My hope is that the rings in your engine are, simply mildly stuck in their grooves and that oil and rotation will free them. Of course, I could have complete misdiagnosed this situation and I’ll be happy to learn if this is the case when a mechanic can report back with actual compression reading on each cylinder. The should be about 390 PSI per cylinder.
So, I relayed my conversation to the marina owner. His response:
Before you spend any money on the engine let me think about other causes. I have never heard of all rings “STICKING” at the same time and I was hoping it was an air problem. If it started after misting the cylinders it should start with diesel. Some times the engine will allow cooling water to enter the cylinders through an exhaust valve during engine shutdown so removing the injectors and soaking the cylinders may be the best option now.

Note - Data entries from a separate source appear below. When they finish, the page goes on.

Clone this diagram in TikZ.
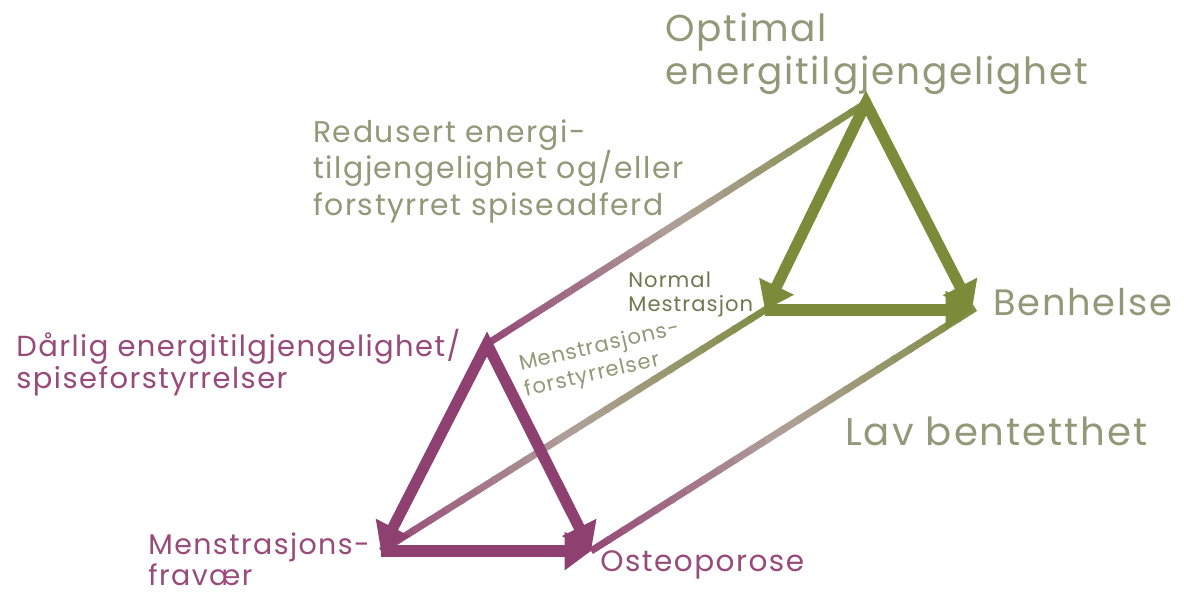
\documentclass[tikz,border=0pt]{standalone}
\usepackage{fontspec}
\setmainfont{Poppins}[LetterSpace=5]
\usetikzlibrary{calc,arrows.meta}
\definecolor{bhGreen}{RGB}{124,139,58}
\definecolor{daPurple}{RGB}{142,64,112}
\definecolor{lkGreen}{RGB}{128,142,70}
\definecolor{lkPurple}{RGB}{150,75,120}
\definecolor{lkGrey}{RGB}{176,160,152}
\definecolor{txGreen}{RGB}{146,152,120}
\definecolor{txDark}{RGB}{112,120,82}
\definecolor{txPurple}{RGB}{152,74,122}
\def\fadelink(#1)(#2){\foreach \k in {0,...,23}{%
		\pgfmathsetmacro\fa{\k/24}%
		\pgfmathsetmacro\fb{(\k+1.2)/24}%
		\pgfmathtruncatemacro\pa{max(0,100-200*\k/23)}%
		\pgfmathtruncatemacro\pg{max(0,200*\k/23-100)}%
		\ifnum\pa>0 \edef\lkcol{lkPurple!\pa!lkGrey}\else\edef\lkcol{lkGreen!\pg!lkGrey}\fi
		\draw[link, draw=\lkcol] ($(#1)!\fa!(#2)$) -- ($(#1)!\fb!(#2)$);}}

\begin{document}
\begin{tikzpicture}[x=0.02cm, y=-0.02cm,
		link/.style={line width=4pt},
		tri/.style={line width=6.4pt, line join=miter, -{Triangle[length=15pt,width=21pt]}},
		tritop/.style={line width=6.4pt, line join=miter, {Triangle[length=15pt,width=21pt]}-{Triangle[length=15pt,width=21pt]}},
		lbl/.style={anchor=north west, inner sep=0pt, align=left}]
		%%%%% START %%%%%
		
		\useasboundingbox[fill=white] (0,0) rectangle (1184,594);
		
		\coordinate (opt) at (866,103);
		\coordinate (nm) at (765,310);
		\coordinate (bh) at (972,310);
		\coordinate (dar) at (487,344);
		\coordinate (mf) at (381,551);
		\coordinate (ost) at (591,551);
		
		\fadelink(dar)(opt)
		\fadelink(mf)(nm)
		\fadelink(ost)(bh)
		
		\draw[tritop, bhGreen] (nm) -- (opt) -- (bh);
		\draw[tri, bhGreen] (nm) -- (bh);
		
		\draw[tritop, daPurple] (mf) -- (dar) -- (ost);
		\draw[tri, daPurple] (mf) -- (ost);
		
		\node[lbl, txGreen, font=\fontsize{21.3}{24.4}\selectfont] (optlbl) at (665,13) {Optimal\\energitilgjengelighet};
		\node[lbl, txGreen, font=\fontsize{17}{21}\selectfont] (redlbl) at (313,119) {Redusert energi-\\tilgjengelighet og/eller\\forstyrret spiseadferd};
		\node[lbl, txPurple, font=\fontsize{16.5}{18}\selectfont] (darlbl) at (16,329) {Dårlig energitilgjengelighet/\\spiseforstyrrelser};
		\node[lbl, txPurple, font=\fontsize{16.2}{18}\selectfont] (mflbl) at (148,532) {Menstrasjons-\\fravær};
		\node[lbl, txPurple, font=\fontsize{16.8}{18}\selectfont] (ostlbl) at (600,550) {Osteoporose};
		\node[lbl, txGreen, font=\fontsize{20.9}{22}\selectfont] (bhlbl) at (993,288) {Benhelse};
		\node[lbl, txGreen, font=\fontsize{22}{24}\selectfont] (lavlbl) at (845,417) {Lav bentetthet};
		\node[lbl, txDark, font=\fontsize{12}{13.6}\selectfont] (nmlbl) at (628,272) {Normal\\Mestrasjon};
		\node[lbl, txGreen, rotate=13, font=\fontsize{12}{15}\selectfont] (mslbl) at (517,355) {Menstrasjons-\\forstyrrelser};
		
		%%%%% END %%%%%
	\end{tikzpicture}
\end{document}
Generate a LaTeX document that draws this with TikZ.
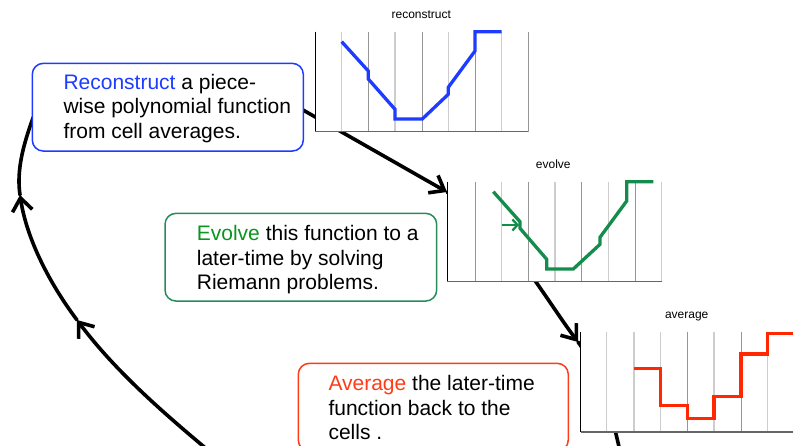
\documentclass[tikz,border=0pt]{standalone}
\usepackage{fontspec}
\setmainfont{Liberation Sans}
\usetikzlibrary{arrows.meta}
\definecolor{rblue}{RGB}{30,60,255}
\definecolor{egreen}{RGB}{10,150,30}
\definecolor{eboxgreen}{RGB}{40,140,90}
\definecolor{ecurve}{RGB}{20,140,75}
\definecolor{ared}{RGB}{255,60,25}
\definecolor{acurve}{RGB}{255,40,0}
\definecolor{gridlight}{RGB}{205,205,205}
\definecolor{griddark}{RGB}{150,150,150}
\tikzset{
  cyc/.style={line width=3.6pt, black, line cap=round},
  cycarrow/.style={cyc, -{Straight Barb[length=13pt,width=20pt]}},
  yaxis/.style={line width=1pt, black},
  xaxis/.style={line width=1.6pt, black!60},
  gl/.style={line width=1.3pt, gridlight},
  gd/.style={line width=1pt, griddark},
  ptitle/.style={font=\fontsize{12}{14}\selectfont, anchor=base, inner sep=0pt},
  textbox/.style={rounded corners=11pt, line width=1.5pt, fill=white, minimum width=271pt, minimum height=87.7pt, inner sep=0pt},
  boxtext/.style={font=\fontsize{21}{24.7}\selectfont, align=left, anchor=west, inner sep=0pt},
  fcurve/.style={line width=3.3pt, line join=miter}
}
\begin{document}
\begin{tikzpicture}[x=1pt,y=-1pt]
\useasboundingbox (0,0) rectangle (793,446);
\clip (0,0) rectangle (793,446);
% cycle curve joints
\coordinate (J0) at (215,456);
\coordinate (J1) at (77,320);
\coordinate (J2) at (20,195);
\coordinate (J3) at (33,118);
\coordinate (J5) at (303,110);
\coordinate (J6) at (447,192);
\coordinate (J7) at (578,342);
\coordinate (J8) at (622,460);
\draw[cycarrow] (J0) .. controls (165,414.4) and (116,372) .. (J1);
\draw[cycarrow] (J1) .. controls (50,284) and (26.75,239.5) .. (J2);
\draw[cyc] (J2) .. controls (16.1,169.3) and (24.2,142.4) .. (J3) .. controls (51.7,66.3) and (225.6,64.1) .. (J5);
\draw[cycarrow] (J5) -- (J6);
\draw[cycarrow] (J6) .. controls (507.2,227.7) and (542,294) .. (J7);
\draw[cyc] (J7) .. controls (603.2,375.6) and (612.8,419.3) .. (J8);

% reconstruct plot
\node[ptitle] (t1) at (421.3,19) {reconstruct};
\fill[white] (315,31.7) rectangle (528.3,131.7);
\foreach \gx/\st in {341.7/gl,368.3/gd,395/gl,422.3/gd,448.3/gl,475/gd,501.7/gl,528.3/gd}
  \draw[\st] (\gx,31.7) -- (\gx,131.7);
\draw[yaxis] (315,31.7) -- (315,131.7);
\draw[xaxis] (315,131.7) -- (528.3,131.7);
\draw[fcurve, rblue] (341.7,41.7) -- (368.3,71) -- (368.3,79) -- (395,109.3) -- (395,119) -- (422.3,119) -- (448.3,94.3) -- (448.3,87.3) -- (475,51) -- (475,31.7) -- (501.7,31.7);

% evolve plot
\node[ptitle] (t2) at (553.3,169) {evolve};
\fill[white] (447.3,181.7) rectangle (661.7,281.7);
\foreach \gx/\st in {475/gd,501.7/gl,528.3/gd,555/gl,581.7/gd,608.3/gl,635/gd,661.7/gl}
  \draw[\st] (\gx,181.7) -- (\gx,281.7);
\draw[yaxis] (447.3,181.7) -- (447.3,281.7);
\draw[xaxis] (447.3,281.7) -- (661.7,281.7);
\draw[fcurve, ecurve] (493.3,191.7) -- (520,221.7) -- (520,228.3) -- (546.7,259.3) -- (546.7,269) -- (573.3,269) -- (600,244.3) -- (600,237.3) -- (626.7,201) -- (626.7,181.7) -- (653.3,181.7);
\coordinate (ga) at (501.7,225);
\coordinate (gb) at (519,225);
\draw[ecurve, line width=2.3pt, -{Straight Barb[length=5pt,width=11pt]}] (ga) -- (gb);

% average plot
\node[ptitle] (t3) at (686.7,319) {average};
\fill[white] (580.7,331.7) rectangle (800,431.7);
\foreach \gx/\st in {606.7/gl,634/gl,660.7/gl,687.3/gd,714/gl,741/gd,767.7/gl}
  \draw[\st] (\gx,331.7) -- (\gx,431.7);
\draw[yaxis] (580.7,331.7) -- (580.7,431.7);
\draw[xaxis] (580.7,431.7) -- (800,431.7);
\draw[fcurve, acurve] (634,368.3) -- (660.7,368.3) -- (660.7,405.7) -- (687.3,405.7) -- (687.3,418.3) -- (714,418.3) -- (714,396.7) -- (741,396.7) -- (741,354) -- (767.7,354) -- (767.7,333.3) -- (800,333.3);

% text boxes
\node[textbox, draw=rblue] (b1) at (167.8,107.2) {};
\node[boxtext] (x1) at (63.3,108.5) {\textcolor{rblue}{Reconstruct} a piece-\\wise polynomial function\\from cell averages.};
\node[textbox, draw=eboxgreen, minimum width=271.7pt] (b2) at (300.85,257.2) {};
\node[boxtext] (x2) at (196.7,259.7) {\textcolor{egreen}{Evolve} this function to a\\later-time by solving\\Riemann problems.};
\node[textbox, draw=ared, minimum width=270pt] (b3) at (433.3,407.2) {};
\node[boxtext] (x3) at (328.3,407.5) {\textcolor{ared}{Average} the later-time\\function back to the\\cells .};
\end{tikzpicture}
\end{document}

And, when lamenting my situation to Dan, he talked with his dad, who knows a thing or two about diesel engines, he, too, thought it presumptive to say the engine was dead. His ideas:
It seems very unlikely that all the rings would stick at once. And I’m not sure that would cause this problem. Now, if all the valves were stuck open, that would make more sense as that would cause a complete lack of compression. But that seems unlikely as well.
Hey, I talked to my dad and he agrees that it is most likely stuck valves. It should be pretty easy to check by pulling the valve cover and turning the engine over to see if they aren’t coming up all the way.
Dan offered to help me pull off the valve cover to take a look and see what was going on. And that would, I’m sure, save me a bit of money. My concern is that I’d have an engine apart that I really didn’t know how to repair, not that I don’t think I could figure it out. But, between school and work, I wouldn’t have time to do it.
So, for now, I’ll let the folks at the marina see if they can figure it out. They said the first thing they’d do is check the injectors. We’ll see what happens.
Worse comes to worse, I’ll get an outboard again and use that until I can get the engine fixed or 🙁 replaced.